Aren't these manipulative SD's fun. Ours sued us to live with BM because we had too many rules. But, will tell everyone she sees that DH threw her out and I abused her. Never touched the kid. DH told her that since she wouldn't let him parent her and she wanted to live with mom, go. She left with the clothes on her back and her backpack. Nothing else. Now after a year and a half we are starting to throw out her stuff. Goodwill is going to love us next week. All the AE and Hollister clothes to some friends and everything else gone. We kept her room as it was, thinking she would come back. But, after all the things people have said to me, she is no longer welcome in our lives. DH can see her if she sets it up (4 times so far), but I want nothing to do with the kid.

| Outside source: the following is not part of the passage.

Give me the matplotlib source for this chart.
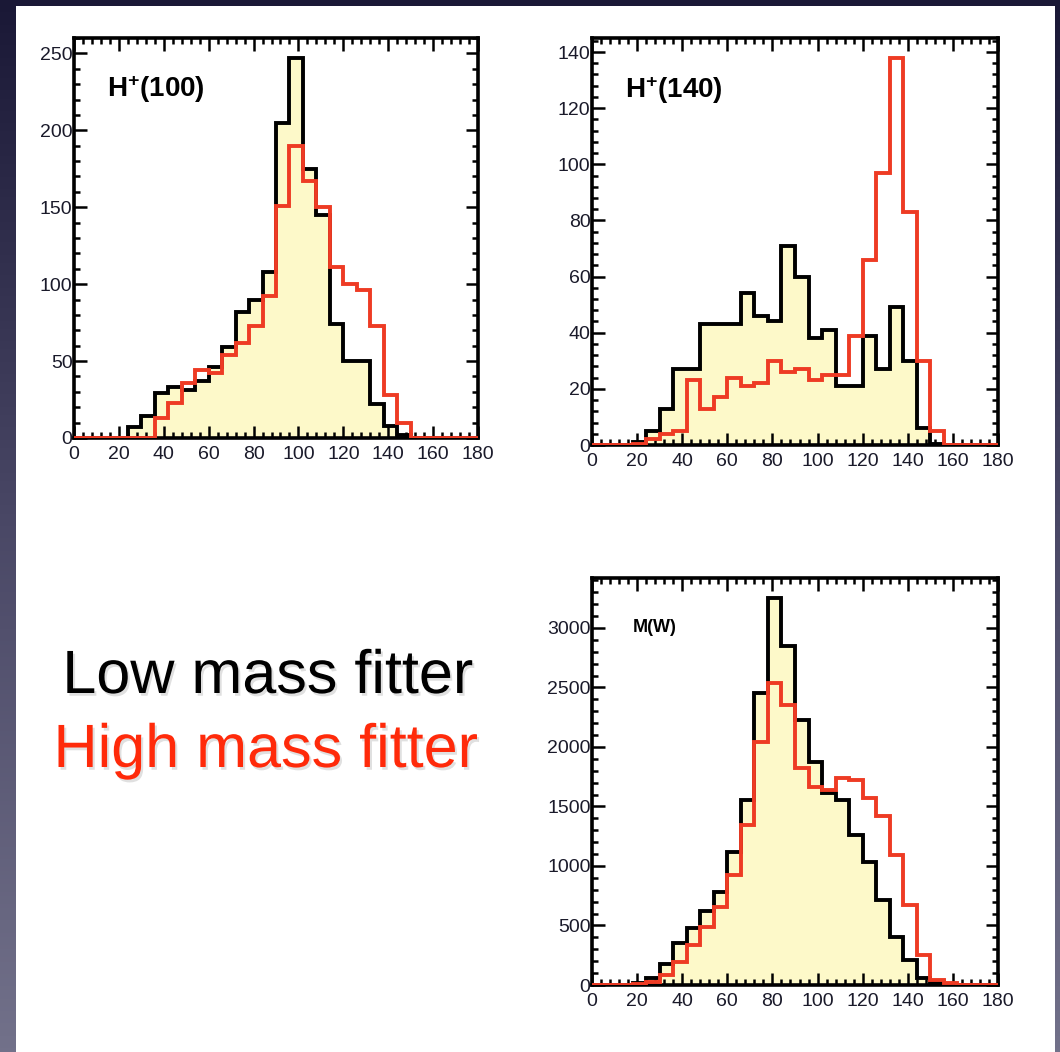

Take care of your mom and leave this girl out of you and your family's life. Works well for me for now. Someday I want to tell the kid off for the whole situation, but I won't out of respect to DH. But, tell one more person that I abused you and all bets are going to be off.

sandye21's picture

Sicker than hell but no surprise. "WTF is wrong with that kid???" She's a Narcissist - plain and simple. Narcissists do not have the capacity to empathize or think of anyone else unless by doing so the attention is refocused on them. In fact, in a round-about way she may even accomplished this! It is sad you gave so much for what you are getting in return form her but love is like a checking account; your deposits and withdrawwls have to equal out or someone goes bankrupt. It appears 'jsmom' disengaged like I have. It hurts for a while but feels oh-so-good in the long run.

THEE WITCH's picture

The term "Narcissist" hit's the nail on the head. I failed to mention in all of that...When DH called her on the carpet for a "Come to Jesus" talk, she subsequently asked, "BTW... are you gonna throw me a grad party?" His reply.. "Not without X. She's my partner, by my side and that's the way it's gonna be." When he recounted the conversation... I was aghast. WTF !!!!!!!!!!!!! First of all, she's asking for a Grad Party, while we are in the middle of a family crisis, and mind you he's chastising her for her lack of manners. Second of all, even if we weren't in the middle of this turmoil, why in the hell would I throw her a grad party? What incentive do I have to put my time, money and energy toward throwing her a grad party? I am over 3K in debt still because we just renovated the basement of the house to create a living space for her. The room was completed, she moved into it, and a month later... moved out, because she didn't like to do chores or have a curfew at 18. It was pointed out to me that the renovation (addition) added value to my home. Are you kidding me? In this ecconomy? When house prices have fallen and the ecconomy is in the tank.. It is not the time to be thowing away good money. And everytime I have to write a check out on that credit card due 3k.. I cringe. And she's asking for a grad party???? ohhh hell no. A grad party is supposed to be a celebration of accomplishing something. She's graduated. whooo hoo. But it's also a money making scheme. Another means of laundering money. We put in money for a party... so everyone can come clap her on the back and hand her a fat envelope. ahhhhh NO. You're on your own kid. Throw your own party. And to ask... while the life of a family member is lying in the balance.. Wow. That one floored me.